Tous ces suspects ont la nationalité ou une origine italienne. En public, ils sont très actifs dans des associations et ONG pro-droits de l’Homme. M. Panzeri est d’ailleurs le président de Fight Impunity, une ASBL promouvant « la lutte contre l’impunité pour de sérieuses violations des droits humains » et la justice internationale. Selon nos informations, le siège de Fight Impunity, situé en plein centre de Bruxelles (rue Ducale), a subi une perquisition ce matin.
Coffre-fort bien garni
Les perquisitions de ce matin ont permis aux officiers dirigés par le juge Claise de mettre la main sur plus d’un demi-million d’euros en liquide. Selon les informations du Soir et de Knack, ces quelque 600 000 euros cash ont été découverts dans la résidence bruxelloise de l’ancien eurodéputé.
Luca Visentini a été élu en novembre Secrétaire général de l’Ituc. Une confédération de syndicats du monde entier, dont des organisations belges, représentant au total plus de 200 millions de travailleurs.
Pour le Qatar, il s’agirait de défendre « sa » Coupe du monde de football tant décriée, et les progrès supposés de l’émirat sur les droits humains ou les conditions de travail des migrants.
Des assistants parlementaires visés
Preuve de la sensibilité du dossier, « cette opération visait en particulier des assistants parlementaires européens », conclut le parquet fédéral en réponse à nos questions. Chez eux, c’est essentiellement du matériel informatique et des téléphones qui ont été saisis par les enquêteurs. « Ces éléments seront analysés dans le cadre des investigations. »
Parmi les personnes concernées par les perquisitions, Le Soir et Knack identifient quatre assistants parlementaires proches du groupe S&D (y compris celui qui a été privé de liberté), l’un de ces assistants est également lié au groupe PPE (droite). Les enquêteurs ont encore « visité » les domiciles de deux conseillers et d’une fonctionnaire du Parlement européen. Sans compter des directeurs de groupes de pression actifs dans l’UE.
En réponse à nos sollicitations, le service presse du Parlement européen déclare « ne pas commenter les procédures judiciaires en cours » : « Comme toujours, le Parlement européen coopère entièrement avec les autorités nationales compétentes.
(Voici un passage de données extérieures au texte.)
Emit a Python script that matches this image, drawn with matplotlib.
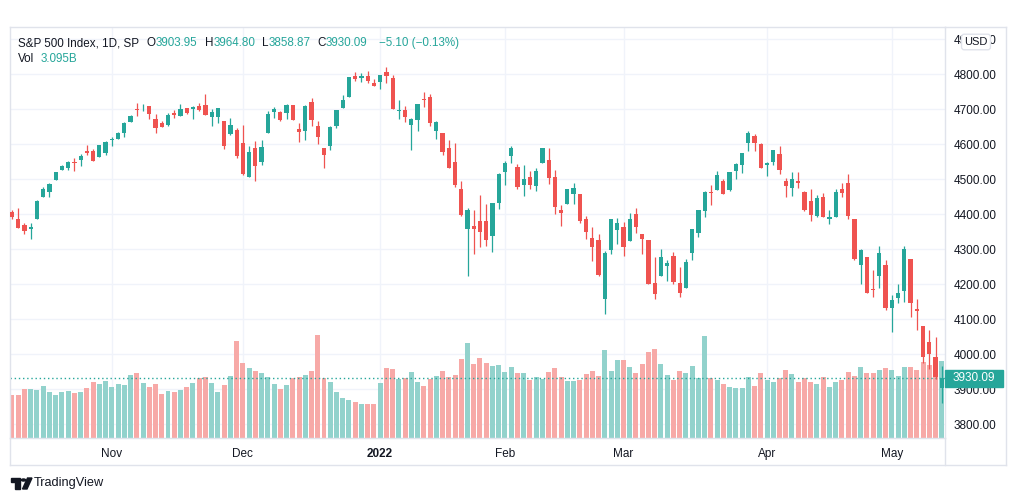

Pareil dans ce dossier spécifique », déclare-t-il.
Bruxelles pullule à la fois d’espions, mais aussi de lobbyistes, en raison de la présence de l’OTAN et des institutions européennes. Les investigations tentent toutefois de déterminer si les acteurs du dossier ne sont pas allés bien au-delà du simple lobbying. On parle de corruption présumée au sein du seul organe européen élu au suffrage direct. Par un État étranger, régulièrement accusé depuis l’attribution de la Coupe du monde de violer les droits humains d’opposants politiques, de personnes LGBTQ+ et des 2 millions de travailleurs migrants qui peuplent l’émirat gazier.
MAJ LGS : Eva Kaili a été écrouée le 11 décembre 2022.